**WHAT IS REQUIRED**: Write out, precisely and in full, each line of the material.

Rows from a dataset of charts and code:
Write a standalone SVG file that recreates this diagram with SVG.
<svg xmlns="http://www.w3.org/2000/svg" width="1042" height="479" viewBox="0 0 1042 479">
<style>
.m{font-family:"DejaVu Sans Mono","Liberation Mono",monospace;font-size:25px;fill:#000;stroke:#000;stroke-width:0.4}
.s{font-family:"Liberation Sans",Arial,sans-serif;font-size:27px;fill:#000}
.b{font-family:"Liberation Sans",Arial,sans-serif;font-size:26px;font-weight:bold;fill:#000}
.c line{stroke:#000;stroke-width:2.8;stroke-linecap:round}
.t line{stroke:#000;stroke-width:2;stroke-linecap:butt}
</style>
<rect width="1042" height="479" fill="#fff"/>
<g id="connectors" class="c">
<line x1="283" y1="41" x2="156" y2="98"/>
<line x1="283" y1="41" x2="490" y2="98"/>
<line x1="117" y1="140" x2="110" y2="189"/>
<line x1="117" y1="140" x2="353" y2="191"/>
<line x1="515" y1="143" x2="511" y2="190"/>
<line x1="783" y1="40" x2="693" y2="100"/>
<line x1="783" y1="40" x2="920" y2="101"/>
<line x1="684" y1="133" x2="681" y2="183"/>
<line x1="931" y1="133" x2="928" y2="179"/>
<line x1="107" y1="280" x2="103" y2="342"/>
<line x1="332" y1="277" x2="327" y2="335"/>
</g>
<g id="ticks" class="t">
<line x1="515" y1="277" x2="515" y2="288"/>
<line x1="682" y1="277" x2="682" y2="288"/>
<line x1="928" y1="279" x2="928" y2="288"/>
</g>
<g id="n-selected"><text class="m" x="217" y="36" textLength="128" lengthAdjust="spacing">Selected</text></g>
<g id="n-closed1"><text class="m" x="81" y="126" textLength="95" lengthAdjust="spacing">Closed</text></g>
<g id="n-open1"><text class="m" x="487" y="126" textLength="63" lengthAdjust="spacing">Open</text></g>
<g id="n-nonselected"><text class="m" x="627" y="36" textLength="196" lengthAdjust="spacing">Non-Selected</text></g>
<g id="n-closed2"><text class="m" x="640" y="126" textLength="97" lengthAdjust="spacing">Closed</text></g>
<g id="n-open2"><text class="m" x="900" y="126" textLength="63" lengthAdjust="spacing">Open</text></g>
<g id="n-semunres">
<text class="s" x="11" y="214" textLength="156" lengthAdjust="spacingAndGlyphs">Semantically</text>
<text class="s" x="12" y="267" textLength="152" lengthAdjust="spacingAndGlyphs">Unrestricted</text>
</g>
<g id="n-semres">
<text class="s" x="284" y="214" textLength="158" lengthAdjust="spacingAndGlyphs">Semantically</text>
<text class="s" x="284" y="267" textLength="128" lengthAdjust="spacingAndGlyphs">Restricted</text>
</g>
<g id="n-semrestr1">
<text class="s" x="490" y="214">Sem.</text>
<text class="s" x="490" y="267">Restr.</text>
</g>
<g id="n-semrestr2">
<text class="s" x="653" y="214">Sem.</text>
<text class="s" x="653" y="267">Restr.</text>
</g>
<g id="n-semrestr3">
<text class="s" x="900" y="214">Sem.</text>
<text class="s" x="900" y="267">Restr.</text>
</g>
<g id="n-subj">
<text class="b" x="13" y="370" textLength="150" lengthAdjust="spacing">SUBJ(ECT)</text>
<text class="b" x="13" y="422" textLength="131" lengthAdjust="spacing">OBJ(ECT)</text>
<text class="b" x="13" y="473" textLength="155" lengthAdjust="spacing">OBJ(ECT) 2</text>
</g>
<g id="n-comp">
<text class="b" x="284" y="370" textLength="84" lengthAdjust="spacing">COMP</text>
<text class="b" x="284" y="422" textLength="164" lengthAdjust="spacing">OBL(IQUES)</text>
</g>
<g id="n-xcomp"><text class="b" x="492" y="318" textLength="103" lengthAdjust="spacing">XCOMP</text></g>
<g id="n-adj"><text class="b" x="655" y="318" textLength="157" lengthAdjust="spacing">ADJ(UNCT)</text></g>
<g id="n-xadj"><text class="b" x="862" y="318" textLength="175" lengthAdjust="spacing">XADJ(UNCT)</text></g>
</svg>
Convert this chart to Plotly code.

**RESPONSE BELOW**:
Write a standalone SVG file that recreates this diagram with SVG.
<svg xmlns="http://www.w3.org/2000/svg" width="1042" height="479" viewBox="0 0 1042 479">
<style>
.m{font-family:"DejaVu Sans Mono","Liberation Mono",monospace;font-size:25px;fill:#000;stroke:#000;stroke-width:0.4}
.s{font-family:"Liberation Sans",Arial,sans-serif;font-size:27px;fill:#000}
.b{font-family:"Liberation Sans",Arial,sans-serif;font-size:26px;font-weight:bold;fill:#000}
.c line{stroke:#000;stroke-width:2.8;stroke-linecap:round}
.t line{stroke:#000;stroke-width:2;stroke-linecap:butt}
</style>
<rect width="1042" height="479" fill="#fff"/>
<g id="connectors" class="c">
<line x1="283" y1="41" x2="156" y2="98"/>
<line x1="283" y1="41" x2="490" y2="98"/>
<line x1="117" y1="140" x2="110" y2="189"/>
<line x1="117" y1="140" x2="353" y2="191"/>
<line x1="515" y1="143" x2="511" y2="190"/>
<line x1="783" y1="40" x2="693" y2="100"/>
<line x1="783" y1="40" x2="920" y2="101"/>
<line x1="684" y1="133" x2="681" y2="183"/>
<line x1="931" y1="133" x2="928" y2="179"/>
<line x1="107" y1="280" x2="103" y2="342"/>
<line x1="332" y1="277" x2="327" y2="335"/>
</g>
<g id="ticks" class="t">
<line x1="515" y1="277" x2="515" y2="288"/>
<line x1="682" y1="277" x2="682" y2="288"/>
<line x1="928" y1="279" x2="928" y2="288"/>
</g>
<g id="n-selected"><text class="m" x="217" y="36" textLength="128" lengthAdjust="spacing">Selected</text></g>
<g id="n-closed1"><text class="m" x="81" y="126" textLength="95" lengthAdjust="spacing">Closed</text></g>
<g id="n-open1"><text class="m" x="487" y="126" textLength="63" lengthAdjust="spacing">Open</text></g>
<g id="n-nonselected"><text class="m" x="627" y="36" textLength="196" lengthAdjust="spacing">Non-Selected</text></g>
<g id="n-closed2"><text class="m" x="640" y="126" textLength="97" lengthAdjust="spacing">Closed</text></g>
<g id="n-open2"><text class="m" x="900" y="126" textLength="63" lengthAdjust="spacing">Open</text></g>
<g id="n-semunres">
<text class="s" x="11" y="214" textLength="156" lengthAdjust="spacingAndGlyphs">Semantically</text>
<text class="s" x="12" y="267" textLength="152" lengthAdjust="spacingAndGlyphs">Unrestricted</text>
</g>
<g id="n-semres">
<text class="s" x="284" y="214" textLength="158" lengthAdjust="spacingAndGlyphs">Semantically</text>
<text class="s" x="284" y="267" textLength="128" lengthAdjust="spacingAndGlyphs">Restricted</text>
</g>
<g id="n-semrestr1">
<text class="s" x="490" y="214">Sem.</text>
<text class="s" x="490" y="267">Restr.</text>
</g>
<g id="n-semrestr2">
<text class="s" x="653" y="214">Sem.</text>
<text class="s" x="653" y="267">Restr.</text>
</g>
<g id="n-semrestr3">
<text class="s" x="900" y="214">Sem.</text>
<text class="s" x="900" y="267">Restr.</text>
</g>
<g id="n-subj">
<text class="b" x="13" y="370" textLength="150" lengthAdjust="spacing">SUBJ(ECT)</text>
<text class="b" x="13" y="422" textLength="131" lengthAdjust="spacing">OBJ(ECT)</text>
<text class="b" x="13" y="473" textLength="155" lengthAdjust="spacing">OBJ(ECT) 2</text>
</g>
<g id="n-comp">
<text class="b" x="284" y="370" textLength="84" lengthAdjust="spacing">COMP</text>
<text class="b" x="284" y="422" textLength="164" lengthAdjust="spacing">OBL(IQUES)</text>
</g>
<g id="n-xcomp"><text class="b" x="492" y="318" textLength="103" lengthAdjust="spacing">XCOMP</text></g>
<g id="n-adj"><text class="b" x="655" y="318" textLength="157" lengthAdjust="spacing">ADJ(UNCT)</text></g>
<g id="n-xadj"><text class="b" x="862" y="318" textLength="175" lengthAdjust="spacing">XADJ(UNCT)</text></g>
</svg>
Convert this chart to Plotly code.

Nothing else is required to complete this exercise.